In Islam, the celebration of Halloween is neither expressly forbidden nor openly encouraged. As a result, there are opposing sentiments that argue for and against participating in what is now considered a secular celebration of fun and frivolity.
Hinduism does not take sides either; here, too, there is a dichotomy of thought in regards to following Western traditions such as Halloween. However, the festival of Pitru Paksha is very similar in that it pays homage to the ancestors of the living.
Samhain in its newer forms is still celebrated by neopagans such as Wiccans, and is celebrated on the same night as Halloween. As you will remember, Samhain is actually the predecessor of Halloween.
No, this does not refer to the non-partisan body governing the goings-on of the globe! It refers to the common thread that binds nations celebrating this unique festival of souls. From England to Ecuador and from America to Australia, Halloween’s allure emanates from its reference to life after death. This subject has mesmerised mankind for millennia past, and continues to tantalise the thinkers of today.

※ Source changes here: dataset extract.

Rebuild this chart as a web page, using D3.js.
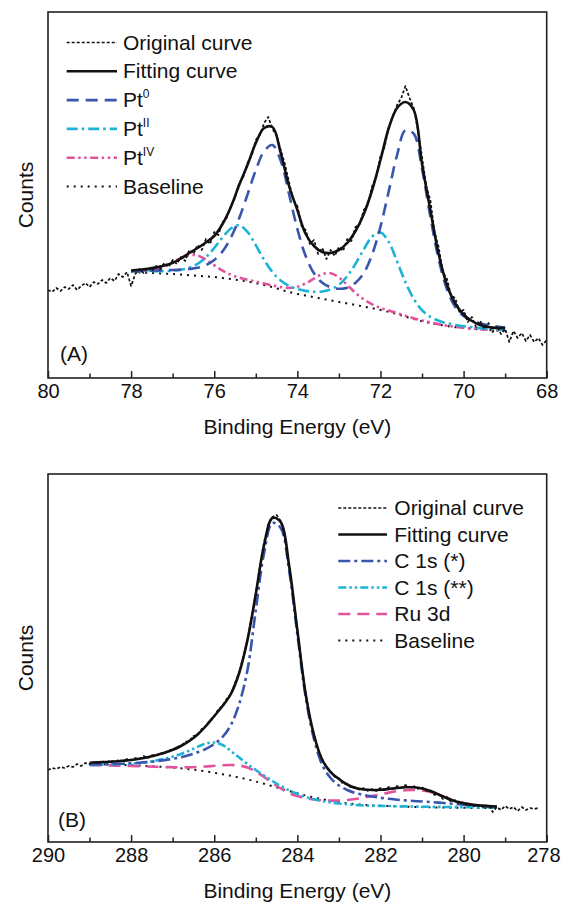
<!DOCTYPE html>
<html>
<head>
<meta charset="utf-8">
<script src="https://cdn.jsdelivr.net/npm/d3@7"></script>
<style>
  body { margin: 0; background: #fff; }
  svg { display: block; font-family: "Liberation Sans", Arial, Helvetica, sans-serif; }
</style>
</head>
<body>
<svg id="chart" width="561" height="905"></svg>
<script>
// ---------- panel A : Pt 4f ----------
const energyA = [78.0,77.8,77.6,77.4,77.2,77.0,76.8,76.6,76.4,76.2,76.0,75.8,75.6,75.4,75.2,75.0,74.8,74.6,74.4,74.2,
  74.0,73.8,73.6,73.4,73.2,73.0,72.8,72.6,72.4,72.2,72.0,71.8,71.6,71.4,71.2,71.0,70.8,70.6,70.4,70.2,
  70.0,69.8,69.6,69.4,69.2,69.0];
const baselineA = [106,105.6,105.2,104.8,104.4,104,103.4,102.8,102.2,101.6,101,100,99,97.8,96.4,95,93,90.8,88.4,86,
  84,82.4,80.8,79.2,77.6,76,74.6,73,71.4,69.8,68,66,63.8,61.4,59,56.8,55,53.4,52,50.8,
  50,49.2,48.6,48,47.5,47];
const pt0A = [107.0,107.1,107.3,107.5,107.7,108.0,108.4,109.0,110.2,112.9,118.0,126.6,140.3,159.7,183.4,207.8,226.7,232.9,217.3,184.0,
  149.1,122.0,104.7,95.2,90.7,89.2,90.3,95.3,105.1,123.5,151.3,186.9,223.0,247.8,244.3,209.2,161.5,118.9,88.8,71.0,
  62.0,57.2,54.6,52.8,51.5,50.5];
const pt2A = [106.8,106.8,106.7,106.8,106.9,107.3,108.3,110.3,114.2,120.7,130.0,140.5,149.5,152.7,146.1,132.8,118.2,106.0,97.5,92.1,
  88.9,87.1,86.3,86.5,88.6,93.2,101.9,114.2,128.7,141.4,145.4,136.0,116.6,95.9,79.2,67.8,61.2,57.3,54.8,53.0,
  51.8,50.8,49.9,49.2,48.5,47.9];
const pt4A = [106.6,107.0,107.5,108.9,111.6,115.6,120.0,123.0,122.4,118.3,112.8,107.4,103.3,100.4,98.2,96.5,94.5,92.6,90.9,90.1,
  91.2,94.6,99.4,103.8,104.8,100.6,93.1,85.1,78.5,73.7,70.2,67.4,64.8,62.2,59.7,57.4,55.5,53.8,52.4,51.1,
  50.3,49.5,48.8,48.2,47.7,47.2];
const fitA = [107.5,108.2,109.2,110.6,112.4,115.2,119.5,125,130,135.5,142,154,171,193,213,235,250,251,225,192,
  168,144,132,126,125,128,135,147,164,188,218,250,270,276,268,214,168,124,93,74.5,
  63.5,57,53,51,50,50];
const rawEnergyA = [80.0,79.9,79.8,79.7,79.6,79.5,79.4,79.3,79.2,79.1,79.0,78.9,78.8,78.7,78.6,78.5,78.4,78.3,78.2,78.1,
  78.0,77.9,77.8,77.7,77.6,77.5,77.4,77.3,77.2,77.1,77.0,76.9,76.8,76.7,76.6,76.5,76.4,76.3,76.2,76.1,
  76.0,75.9,75.8,75.7,75.6,75.5,75.4,75.3,75.2,75.1,75.0,74.9,74.8,74.7,74.6,74.5,74.4,74.3,74.2,74.1,
  74.0,73.9,73.8,73.7,73.6,73.5,73.4,73.3,73.2,73.1,73.0,72.9,72.8,72.7,72.6,72.5,72.4,72.3,72.2,72.1,
  72.0,71.9,71.8,71.7,71.6,71.5,71.4,71.3,71.2,71.1,71.0,70.9,70.8,70.7,70.6,70.5,70.4,70.3,70.2,70.1,
  70.0,69.9,69.8,69.7,69.6,69.5,69.4,69.3,69.2,69.1,69.0,68.9,68.8,68.7,68.6,68.5,68.4,68.3,68.2,68.1,68.0];
const rawA = [88,86,90,87,91,89,93,88,92,95,91,96,94,98,95,100,97,104,101,106,
  92,104,109,105,110,107,112,109,115,111,118,114,121,117,128,124,133,128,139,134,
  146,143,156,160,172,180,195,201,215,222,238,243,255,261,249,243,228,214,196,178,
  172,152,148,134,138,124,130,119,128,122,131,127,139,137,151,154,168,174,192,201,
  222,231,251,262,273,280,292,280,270,248,221,192,178,146,131,106,99,82,80,66,
  68,56,61,51,57,49,55,46,52,44,49,36,47,40,45,37,43,36,40,33,38];

// ---------- panel B : C 1s / Ru 3d ----------
const energyB = [289.0,288.8,288.6,288.4,288.2,288.0,287.8,287.6,287.4,287.2,287.0,286.8,286.6,286.4,286.2,286.0,285.8,285.6,285.4,285.2,
  285.0,284.8,284.6,284.4,284.2,284.0,283.8,283.6,283.4,283.2,283.0,282.8,282.6,282.4,282.2,282.0,281.8,281.6,281.4,281.2,
  281.0,280.8,280.6,280.4,280.2,280.0,279.8,279.6,279.4,279.2];
const baselineB = [78,77.8,77.6,77.4,77.1,76.8,76.4,76,75.5,75,74.4,73.7,72.8,71.8,70.6,69.2,67.8,66.2,64.5,62.6,
  60.5,58.2,55.8,53.4,51,48.7,46.5,44.5,42.8,41.2,39.9,38.8,37.9,37.2,36.7,36.3,36,35.7,35.4,35.1,
  34.9,34.7,34.5,34.4,34.3,34.2,34.1,34,34,33.9];
const c1sA_B = [77.5,77.6,77.8,78,78.3,78.7,79.2,79.9,80.8,81.9,83.2,84.8,87,89.7,93.2,98,105,117,138,172,
  232,289,319,314,272,208,145,103,77,64,56.5,52,49,47,45.5,44.2,43.2,42.3,41.6,41,
  40.5,40,39.4,38.7,38,37.3,36.7,36.2,35.8,35.5];
const c1sB_B = [77,77.2,77.4,77.7,78,78.4,79,80,81.4,83.2,85.4,88,91.3,95.2,98.5,99.5,97,91,84.5,78,
  72,66.3,61,56,51.7,48,45,42.7,41,39.6,38.5,37.7,37,36.5,36.2,36.1,36,35.8,35.6,35.5,
  35.3,35.2,35.1,35,34.9,34.8,34.7,34.6,34.6,34.5];
const ru3dB = [77,76.8,76.6,76.4,76.2,76,75.7,75.5,75.2,75,74.8,74.7,74.7,75,75.5,76.2,76.8,77,76.5,74.5,
  70.5,65,59,53.5,49,46,44,42.5,41.7,41.4,41.5,42,43,44.4,46,47.7,49.4,50.8,51.7,52,
  51.5,50,47.5,44.2,41.2,39,37.4,36.3,35.7,35.3];
const fitB = [79.3,79.6,80.0,80.5,81.2,82,83.2,84.7,86.7,89.2,92.2,96,101,107.5,116,126,136,148,169,202,
  248,297,324,320,277,212,148,107,82,70,63,57.5,54,52.5,52,52.2,53,54,54.7,54.7,
  53.5,51,47.5,43.7,40.7,38.7,37.4,36.5,35.9,35.5];
const rawEnergyB = [290.0,289.9,289.8,289.7,289.6,289.5,289.4,289.3,289.2,289.1,289.0,288.9,288.8,288.7,288.6,288.5,288.4,288.3,288.2,288.1,
  288.0,287.9,287.8,287.7,287.6,287.5,287.4,287.3,287.2,287.1,287.0,286.9,286.8,286.7,286.6,286.5,286.4,286.3,286.2,286.1,
  286.0,285.9,285.8,285.7,285.6,285.5,285.4,285.3,285.2,285.1,285.0,284.9,284.8,284.7,284.6,284.5,284.4,284.3,284.2,284.1,
  284.0,283.9,283.8,283.7,283.6,283.5,283.4,283.3,283.2,283.1,283.0,282.9,282.8,282.7,282.6,282.5,282.4,282.3,282.2,282.1,
  282.0,281.9,281.8,281.7,281.6,281.5,281.4,281.3,281.2,281.1,281.0,280.9,280.8,280.7,280.6,280.5,280.4,280.3,280.2,280.1,
  280.0,279.9,279.8,279.7,279.6,279.5,279.4,279.3,279.2,279.1,279.0,278.9,278.8,278.7,278.6,278.5,278.4,278.3,278.2];
const rawB = [72,74,73,75,74,76,75,78,76,79,78,80,79,81,79,82,80,82,81,83,
  82,84,83,86,84,87,86,89,88,92,91,95,96,100,101,106,107,113,116,122,
  125,133,136,143,148,159,169,186,202,226,248,276,300,317,325,327,321,303,277,245,
  212,178,148,125,107,92,83,75,71,65,64,58,58,54,55,52,54,51,53,51,
  54,52,55,53,56,54,57,55,56,53,55,51,52,47,48,43,45,40,42,38,
  40,36,38,35,37,34,37,30,35,32,36,33,35,31,35,32,34,33,34];

const ticksA = [80, 78, 76, 74, 72, 70, 68];
const minorA = [79, 77, 75, 73, 71, 69];
const ticksB = [290, 288, 286, 284, 282, 280, 278];
const minorB = [289, 287, 285, 283, 281, 279];

const blue = "#3a55ae", cyan = "#1db3d7", pink = "#e3539d", ink = "#111";

const svg = d3.select("#chart");
const plotLeft = 48, plotRight = 546.7, pageRight = 560;

function drawPanel(p) {
  const x = d3.scaleLinear().domain(p.xDomain).range([plotLeft, plotRight]);
  const y = d3.scaleLinear().domain([0, p.bottom - p.top]).range([p.bottom, p.top]);
  const g = svg.append("g");

  // curves, back to front
  p.series.forEach(s => {
    const line = d3.line()
      .x((d, i) => x(s.energy[i]))
      .y(d => y(d))
      .curve(s.smooth ? d3.curveCatmullRom.alpha(0.5) : d3.curveLinear);
    g.append("path")
      .datum(s.values)
      .attr("d", line)
      .attr("fill", "none")
      .attr("stroke", s.color)
      .attr("stroke-width", s.width)
      .attr("stroke-dasharray", s.dash || null)
      .attr("stroke-linejoin", "round");
  });

  // frame
  g.append("rect")
    .attr("x", plotLeft).attr("y", p.top)
    .attr("width", plotRight - plotLeft).attr("height", p.bottom - p.top)
    .attr("fill", "none").attr("stroke", "#222").attr("stroke-width", 1.6);

  // ticks point inwards
  const ax = g.append("g").attr("transform", `translate(0,${p.bottom})`)
    .call(d3.axisBottom(x).tickValues(p.ticks).tickSizeInner(-7).tickSizeOuter(0)
      .tickPadding(6).tickFormat(d3.format("d")));
  ax.select(".domain").remove();
  ax.selectAll("line").attr("stroke", "#222").attr("stroke-width", 1.5);
  ax.selectAll("text").attr("font-size", 20).attr("fill", ink)
    .attr("font-family", "Liberation Sans, Arial, sans-serif");
  // keep the last label inside the page
  ax.selectAll("text").each(function () {
    const b = this.getBBox();
    const tx = x(+this.textContent);
    if (tx + b.x + b.width > pageRight) {
      d3.select(this).attr("text-anchor", "end").attr("x", pageRight - tx);
    }
  });

  const minor = g.append("g").attr("transform", `translate(0,${p.bottom})`)
    .call(d3.axisBottom(x).tickValues(p.minor).tickSizeInner(-4.5).tickSizeOuter(0).tickFormat(""));
  minor.select(".domain").remove();
  minor.selectAll("line").attr("stroke", "#222").attr("stroke-width", 1.5);

  // axis titles
  g.append("text")
    .attr("x", (plotLeft + plotRight) / 2).attr("y", p.bottom + 56)
    .attr("text-anchor", "middle").attr("font-size", 21).attr("fill", ink)
    .text("Binding Energy (eV)");
  g.append("text")
    .attr("transform", `translate(33,${(p.top + p.bottom) / 2}) rotate(-90)`)
    .attr("text-anchor", "middle").attr("font-size", 21).attr("fill", ink)
    .text("Counts");

  // panel tag
  g.append("text")
    .attr("x", p.tag.x).attr("y", p.tag.y)
    .attr("font-size", 21).attr("fill", ink)
    .text(p.tag.text);

  // legend
  const lg = g.append("g");
  p.legend.forEach((item, i) => {
    const by = p.legendPos.rows[i];
    lg.append("line")
      .attr("x1", p.legendPos.x1).attr("x2", p.legendPos.x2)
      .attr("y1", by - 7).attr("y2", by - 7)
      .attr("stroke", item.s.color).attr("stroke-width", item.s.width)
      .attr("stroke-dasharray", item.s.dash || null);
    const t = lg.append("text")
      .attr("x", p.legendPos.tx).attr("y", by)
      .attr("font-size", 21).attr("fill", ink);
    t.append("tspan").text(item.label);
    if (item.sup) {
      t.append("tspan").attr("dy", -9).attr("font-size", 12).text(item.sup);
    }
  });
}

// panel A
const sRawA = { energy: rawEnergyA, values: rawA, color: ink, width: 1.7, dash: "3,2", smooth: false };
const sFitA = { energy: energyA, values: fitA, color: ink, width: 2.6, smooth: true };
const sPt0 = { energy: energyA, values: pt0A, color: blue, width: 2.6, dash: "12,7", smooth: true };
const sPt2 = { energy: energyA, values: pt2A, color: cyan, width: 2.6, dash: "11,4,2.5,4", smooth: true };
const sPt4 = { energy: energyA, values: pt4A, color: pink, width: 2.6, dash: "8,3.5,2.5,3.5,2.5,3.5", smooth: true };
const sBaseA = { energy: energyA, values: baselineA, color: ink, width: 2, dash: "2,5", smooth: true };

drawPanel({
  top: 12, bottom: 378, xDomain: [80, 68], ticks: ticksA, minor: minorA,
  series: [sBaseA, sPt4, sPt2, sPt0, sFitA, sRawA],
  tag: { text: "(A)", x: 60, y: 361 },
  legendPos: { x1: 66.7, x2: 117, tx: 123, rows: [49.5, 78.3, 107.1, 135.9, 164.7, 193.5] },
  legend: [
    { label: "Original curve", s: sRawA },
    { label: "Fitting curve", s: sFitA },
    { label: "Pt", sup: "0", s: sPt0 },
    { label: "Pt", sup: "II", s: sPt2 },
    { label: "Pt", sup: "IV", s: sPt4 },
    { label: "Baseline", s: sBaseA }
  ]
});

// panel B
const sRawB = { energy: rawEnergyB, values: rawB, color: ink, width: 1.7, dash: "3,2", smooth: false };
const sFitB = { energy: energyB, values: fitB, color: ink, width: 2.6, smooth: true };
const sC1 = { energy: energyB, values: c1sA_B, color: blue, width: 2.6, dash: "12,4,3,4", smooth: true };
const sC2 = { energy: energyB, values: c1sB_B, color: cyan, width: 2.6, dash: "8,3,2.5,3,2.5,3", smooth: true };
const sRu = { energy: energyB, values: ru3dB, color: pink, width: 2.6, dash: "12,7", smooth: true };
const sBaseB = { energy: energyB, values: baselineB, color: ink, width: 2, dash: "2,5", smooth: true };

drawPanel({
  top: 474, bottom: 842, xDomain: [290, 278], ticks: ticksB, minor: minorB,
  series: [sBaseB, sRu, sC2, sC1, sFitB, sRawB],
  tag: { text: "(B)", x: 58, y: 827 },
  legendPos: { x1: 338.3, x2: 387, tx: 394.3, rows: [515, 541.5, 568, 594.5, 621, 647.5] },
  legend: [
    { label: "Original curve", s: sRawB },
    { label: "Fitting curve", s: sFitB },
    { label: "C 1s (*)", s: sC1 },
    { label: "C 1s (**)", s: sC2 },
    { label: "Ru 3d", s: sRu },
    { label: "Baseline", s: sBaseB }
  ]
});
</script>
</body>
</html>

It is this association that most powerfully brings nations together in the celebration and observance of this singular festival that is known by many names and is represented in many forms.
Halloween today is seen by many to be either a commercial enterprise scavenging on the human mind’s fascination with the dead, or an encroachment upon older and more orthodox traditions by a Western, Christian society that has wiped out scores of other traditions and cultures. The charm of Halloween, however, is definitely here to stay. In fact, the more controversy the older generations create around it, the more attraction it holds for the younger ones.
The question now is not about its survival into the 22nd century; it is merely a question of how it is celebrated. It has immersed itself far too deeply into the fabric of global society to do the very thing it celebrates – the passing on into the hereafter.